You are viewing a plain text version of this content. The canonical link for it is here.

Posted to dev@accumulo.apache.org by David Medinets <da...@gmail.com> on 2012/02/02 04:15:22 UTC

Re: 1.4 example & performance information

On Mon, Jan 30, 2012 at 3:26 PM, Eric Newton <er...@gmail.com> wrote:
> Feedback is welcome.

> From http://incubator.apache.org/accumulo/example/wikisearch.html
>
>The sample application takes advantage of 3 unique capabilities of Accumulo:
>    Extensible iterators that operate within the distributed region servers of the key-value store
>    Custom aggregators which can efficiently condense information during the various life-cycles of the log-structured merge tree
>    Custom load balancing, which ensures that a table is evenly distributed on all region servers

The following questions occurred to me as I read the above text. I've
assumed the mindset of someone reading this page without knowing much
about Accumulo. Perhaps they reached the page via a web search.

What is a region server?
Why are they distributed in the first point but not the third?
Is there some kind of storage besides key-value?
Where is an "aggregator" defined?
Where are the "various life-cycles" defined?
Why the life-cycles various? Do they change?
What is a log-structured merge tree and why should the reader care?

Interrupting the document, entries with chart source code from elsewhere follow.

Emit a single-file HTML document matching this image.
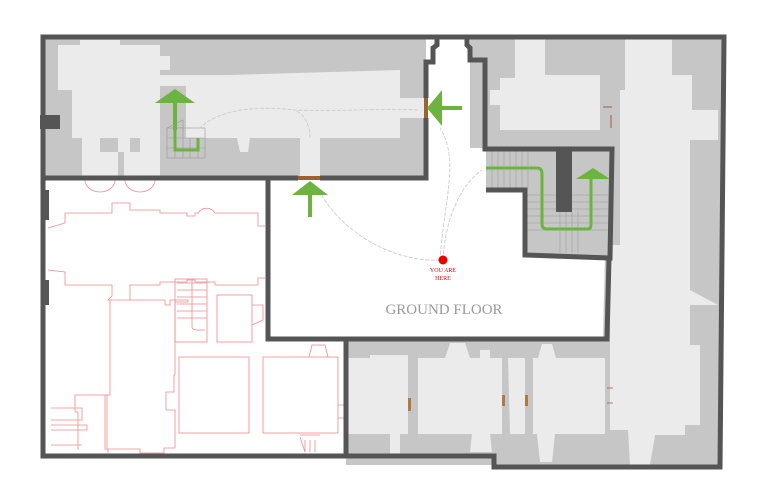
<!DOCTYPE html>
<html><head><meta charset="utf-8"><style>body{margin:0;background:#fff}svg{display:block}</style></head>
<body>
<svg width="767" height="500" viewBox="0 0 767 500" xmlns="http://www.w3.org/2000/svg">
<rect width="767" height="500" fill="#fff"/>
<rect x="43" y="37" width="383" height="141" fill="#c6c6c6"/>
<path d="M58,45 H80 V40 H120 V45 H160 V56 H170 V70 H160 V75 H230 L400,70 V98 H425 V118 H400 V138 H320 V178 H300 V138 H250 L248,152 H240 L237,138 H160 V152 H140 V138 H130 V152 H118 V138 H100 V152 H82 V138 H72 V90 H58 Z" fill="#ebebeb"/>
<rect x="82" y="152" width="36" height="26" fill="#ebebeb"/>
<rect x="124" y="152" width="36" height="26" fill="#ebebeb"/>
<rect x="160" y="86" width="26" height="52" fill="#c6c6c6"/>
<g stroke="#999" stroke-width="0.6" fill="none">
<rect x="167" y="128" width="38" height="30"/><path d="M167,128 L183,120 V158 M175,128 V158 M167,138 H205 M167,148 H205 M190,138 V158 M198,138 V158"/>
</g>
<rect x="470" y="38" width="145" height="110" fill="#c6c6c6"/>
<path d="M515,38 H545 V75 H600 V130 H500 V105 H490 V90 H500 V78 H515 Z" fill="#ebebeb"/>
<path d="M610,38 H724 L720,467 H600 Z" fill="#c6c6c6"/>
<path d="M625,38 H672 V75 H692 V110 H718 V140 H690 V290 L718,305 H690 V345 H700 V425 H685 V435 H655 L650,465 H630 L628,430 H610 V245 H620 V90 H625 Z" fill="#ebebeb"/>
<rect x="346" y="340" width="264" height="125" fill="#c6c6c6"/>
<path d="M348,358 H370 V355 H408 V434 H348 Z" fill="#ebebeb"/>
<path d="M418,358 H445 L450,343 H465 L470,358 H480 V350 H490 V358 H502 V434 H418 Z" fill="#ebebeb"/>
<path d="M508,358 H525 V434 H510 Z" fill="#ebebeb"/>
<path d="M533,358 H538 L542,344 H552 L556,358 H605 V434 H555 L552,462 H540 L537,434 H533 Z" fill="#ebebeb"/>
<rect x="390" y="434" width="10" height="22" fill="#ebebeb"/>
<path d="M472,434 H490 L492,452 H470 Z" fill="#ebebeb"/>
<g fill="#b07a3e"><rect x="408" y="398" width="3" height="13"/><rect x="502" y="395" width="3" height="11"/><rect x="525" y="395" width="3" height="11"/></g>
<path d="M607,388 h6 M607,403 h6" stroke="#a0622d" stroke-width="0.8" fill="none"/>
<path d="M486,149 H612 L610,258 L525,255 V190 H486 Z" fill="#c6c6c6"/>
<g stroke="#999" stroke-width="0.5">
<path d="M492,150 V188 M498,150 V188 M504,150 V188 M510,150 V188 M516,150 V188 M522,150 V188 M528,150 V188"/>
<path d="M527,195 H608 M527,202 H608 M527,209 H608 M527,216 H608 M527,223 H608 M527,230 H608"/>
<path d="M560,212 V253 M566,212 V253 M572,212 V253 M578,212 V253"/>
</g>
<rect x="556" y="150" width="16" height="62" fill="#555"/>
<g stroke="#f08a8a" stroke-width="0.8" fill="none">
<path d="M48,228 L65,223 V213 H112 V203 H130 V210 H160 V213 H187 V216 H195 V213 H198 A10,10 0 0 1 215,213 H258 V226 H265"/>
<path d="M48,270 L65,272 V285 H112 V296 L108,300 H130 V285 H160 V282 H187 V280 H195 V282 H215 V285 H258 V278 H265"/>
<path d="M110,300 V395 H75 V412 H78 V450 M130,300 H165 V305 H170 V300 H188 V302 H175 V375 H174 V392 H166 V410 H175 V448 H164 V453 H140 V449 H108 V453"/>
<path d="M51,408 H82 V420 H51 M51,425 H87 V430 H51 M51,445 H82"/>
<path d="M105,395 V450 M107,395 V450"/>
<rect x="175" y="279" width="32" height="63"/>
<path d="M177,283 H207 M177,290 H207 M177,297 H207 M177,304 H207 M177,311 H207 M177,318 H207 M192,279 V327 Q192,330 197,330 H205"/>
<rect x="217" y="295" width="35" height="47"/>
<path d="M252,305 H263 V320 L252,325"/>
<rect x="179" y="357" width="70" height="76"/>
<rect x="263" y="357" width="75" height="76"/>
<path d="M309,357 L312,345 H325 L328,357 M338,405 H345 M338,418 H345"/>
<path d="M85,180 A15,12 0 0 0 115,180 M125,180 A15,12 0 0 0 155,180"/>
<path d="M300,435 H320 M305,440 V452 M310,440 V452 M315,440 V452 M300,437 L305,452"/>
</g>
<g stroke="#555" stroke-width="5" fill="none" stroke-linejoin="miter">
<path d="M43,37 H724 L720,467 H494 V456 H43 Z"/>
<path d="M43,178 H298 M320,178 H426 V118 M426,98 V62 H433 V48 L437,45 V38"/>
<path d="M467,38 V45 L470,48 V60 H485 V149 H612 L610,258 L525,255 V190 H486"/>
<path d="M268,178 V339 H607 L609,258"/>
<path d="M346,339 V456"/>
</g>
<rect x="40" y="115" width="20" height="14" fill="#555"/>
<rect x="41" y="190" width="8" height="30" fill="#555"/>
<rect x="41" y="280" width="8" height="25" fill="#555"/>
<rect x="298" y="176" width="22" height="4" fill="#a0622d"/>
<rect x="424" y="98" width="4" height="20" fill="#a0622d"/>
<path d="M612,107 h-9 M611,115 v13" stroke="#a0622d" stroke-width="1" fill="none"/>
<g stroke="#ccc" stroke-width="0.9" fill="none" stroke-dasharray="4,1.5">
<path d="M440,260 C400,262 350,240 322,196"/>
<path d="M440,260 C444,200 460,160 440,128"/>
<path d="M443,260 C445,220 460,185 482,170"/>
<path d="M418,110 C380,108 330,112 295,110 C260,106 220,108 200,128"/>
<path d="M310,138 C310,125 305,115 295,110"/>
</g>
<g fill="#6db33f">
<polygon points="155,103 175,89 195,103"/><rect x="173" y="103" width="4" height="27"/>
<path d="M175,128 V150 H198 V138" stroke="#6db33f" stroke-width="3" fill="none"/>
<polygon points="292,195 310,181 328,195"/><rect x="308" y="195" width="4" height="22"/>
<polygon points="427,108 442,90 442,126"/><rect x="442" y="106" width="20" height="4"/>
<polygon points="576,179 593,168 610,179"/>
<path d="M486,168 H537 Q542,168 542,174 V224 Q542,229 547,229 H588 Q591,229 591,224 V179" stroke="#6db33f" stroke-width="3" fill="none"/>
</g>
<circle cx="443" cy="260" r="4.5" fill="#e00"/>
<text x="443" y="272" font-family="Liberation Serif, serif" font-size="6" fill="#e00" text-anchor="middle">YOU ARE</text>
<text x="443" y="280" font-family="Liberation Serif, serif" font-size="6" fill="#e00" text-anchor="middle">HERE</text>
<text x="444" y="314" font-family="Liberation Serif, serif" font-size="15" fill="#999" text-anchor="middle">GROUND FLOOR</text>
</svg>
</body></html>
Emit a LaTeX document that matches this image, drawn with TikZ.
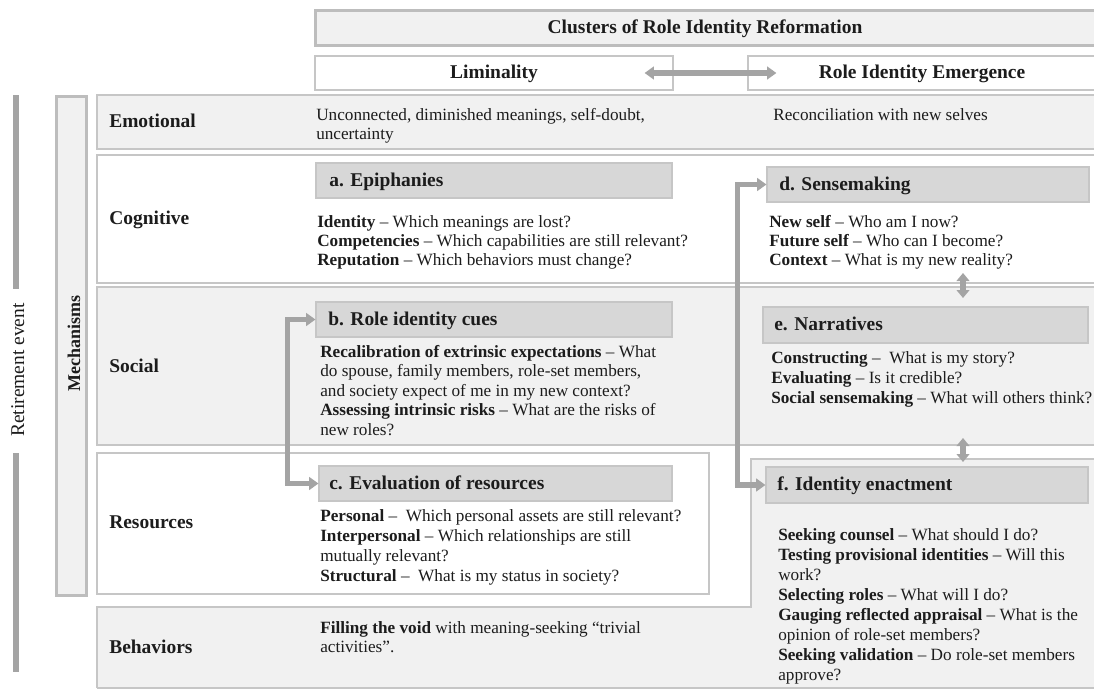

"The region servers then used the installed aggregators" - should this
read "then uses"?

"The query “octopus” and “big” will be performed on all the servers,
but only those partitions for which the low-cardinality term “octopus”
can be found by using the aggregated reverse index information." -
This sentence seems incomplete. What happens to "those partitions
which ... can be found"?

"These extensions become part of the region servers iterator stack" -
does it make sense to reword this as "These extensions become part of
the Iterator stack on each region server"?